Your original loan had unfavorable terms. Some loans include prepayment penalties or balloon payments. If those terms are creating problems, refinancing into a cleaner structure may reduce long-term cost.
What Lenders Actually Look At 💡
No lender makes a refinance decision in isolation. The factors that shape your rate and approval include:
| Factor | Why It Matters |
|---|---|
| Credit score | Higher scores typically unlock lower rates |
| Loan-to-value (LTV) ratio | Owing more than the car is worth (being "underwater") complicates refinancing |
| Vehicle age and mileage | Most lenders have limits — commonly no older than 7–10 years, under 100,000–150,000 miles |
| Remaining loan balance | Many lenders have minimum balance requirements (often $5,000–$7,500) |
| Debt-to-income ratio | Total monthly obligations relative to income affects approval |
| Loan term remaining | Refinancing in the final stretch of a loan rarely saves much |
These thresholds vary by lender. What disqualifies you at one institution may be acceptable at another.
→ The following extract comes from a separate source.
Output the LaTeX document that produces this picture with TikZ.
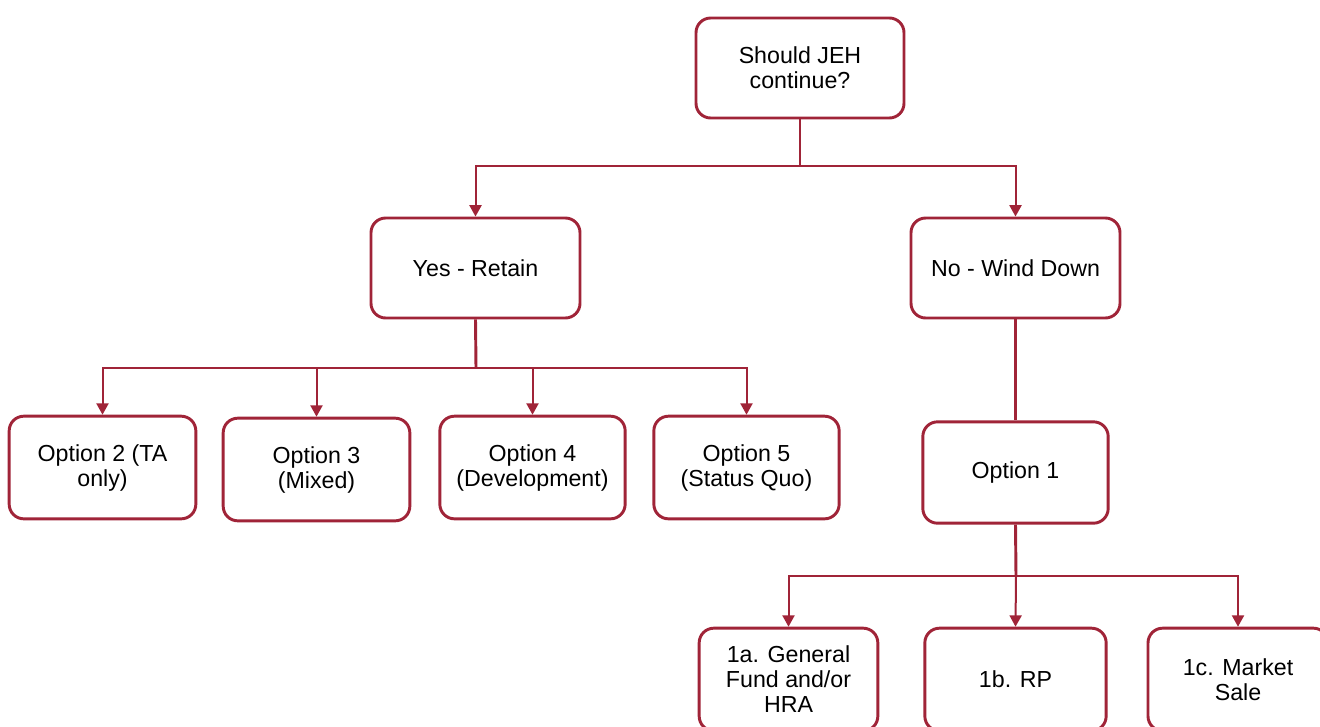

Where to Look for Refinance Offers
The lending landscape for auto refinancing includes several categories:
Credit unions often offer the most competitive auto loan rates, particularly for members with good credit. If you're not already a member somewhere, many are easy to join.
Banks — both national and regional — typically offer auto refinancing, and existing customers sometimes receive rate benefits.
Online lenders and aggregators allow rate comparisons without visiting a branch. Some specialize specifically in auto refinancing, and many offer prequalification with only a soft credit pull (which doesn't affect your score).
Your current lender may offer a modification or rate adjustment in some cases, though this is less common than refinancing with a new lender.
The Variables That Shape Individual Outcomes
This is where the "best" refinance becomes genuinely personal.
State of residence affects which lenders are available to you, applicable taxes and fees on the new loan, and whether your title transfer process is simple or complex. Some states charge fees when a lien is released or added, which can eat into savings.
Vehicle type matters more than people expect. Refinancing a late-model sedan with 40,000 miles is straightforward. Refinancing a high-mileage truck, a salvage-title vehicle, or a car over a certain age can be difficult — some lenders simply won't touch them.
Original loan structure matters too. If you rolled negative equity from a previous vehicle into your current loan, you may owe significantly more than the car's current value. Refinancing while underwater is possible but limits your options and may not reduce costs much.
How far into the loan you are changes the math. Interest on most auto loans is front-loaded — you pay more interest early in the term. Refinancing in year one or two usually offers more savings than refinancing with 18 months left.
What "Best" Looks Like Across Different Situations
A borrower with excellent credit refinancing a two-year-old car at a credit union might drop their rate by 3–4 percentage points and save thousands over the life of the loan. A borrower with fair credit refinancing a high-mileage vehicle from a limited pool of lenders might see minimal improvement — or find the fees offset the rate savings entirely.
Origination fees and prepayment penalties on your current loan can significantly affect whether a refinance pencils out. Some lenders charge no fees; others charge 1–2% of the loan balance to originate the new loan. Running a break-even calculation — how many months until the savings exceed the upfront costs — is a basic but necessary step.
The Part Only Your Situation Can Answer
Understanding how refinancing works is the easy part. Whether refinancing actually saves you money — and how much — depends on your current rate, your remaining balance, your credit profile, your vehicle's age and condition, which lenders will work with you, and what your state adds in fees and title costs.
Those variables don't exist in general — they exist in your loan documents, your credit report, and your state's DMV fee schedule. That's where the actual calculation has to happen.